Common Lawn Problems

A Patchy Lawn, Discoloration and Bare Spots

When summer sun scorches your grass or a shortage of nutrients causes plants to struggle, your lush green lawn can quickly become unsightly with brown, yellow or pale green discoloration. Bare spots may even begin to form. But don’t worry — we have several tips to help you address these lawn challenges.

Tips for Treatment:

  • Dehydration is the main cause of a lawn that starts to turn light brown to darker brown. This is usually easily addressed by starting a supplemental watering schedule, especially during hot, dry spells or whenever possible. Consider the mowing height too; if in doubt, keep the grass a little longer. Dog urine can also cause brown patches, which appear as circles in the lawn.

  • Overuse Walking on grass can cause lawn damage and eventually bare patches.
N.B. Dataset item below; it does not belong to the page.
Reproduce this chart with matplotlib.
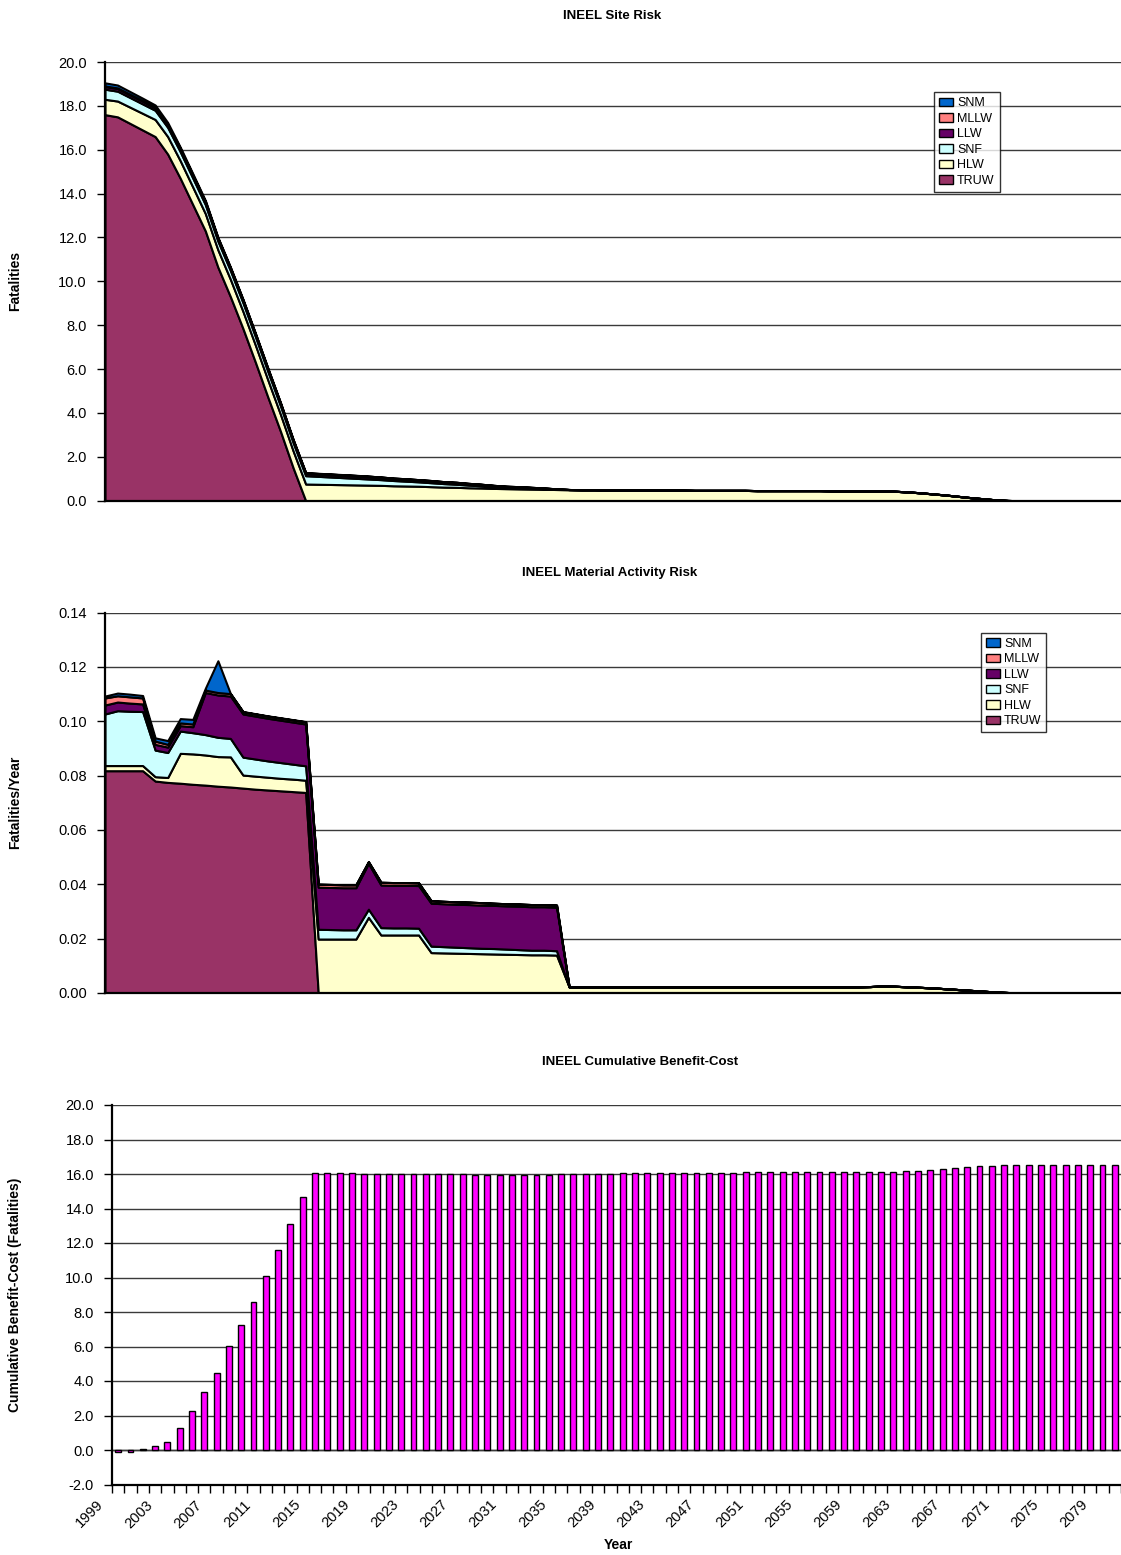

You can counteract this by planting the right type of grass. Some grasses can hold up to more foot traffic than others — consult your local lawn and garden center for guidance.

  • Overwatering your lawn can cause damage and even produce bare patches. Excess rainfall or overwatering, combined with dead plant material or moss, can suffocate grass. You need to scarify your lawn, which involves removing this material with a rake or MM 56 C-E YARD BOSS® with MF-MM lawn dethatcher attachment.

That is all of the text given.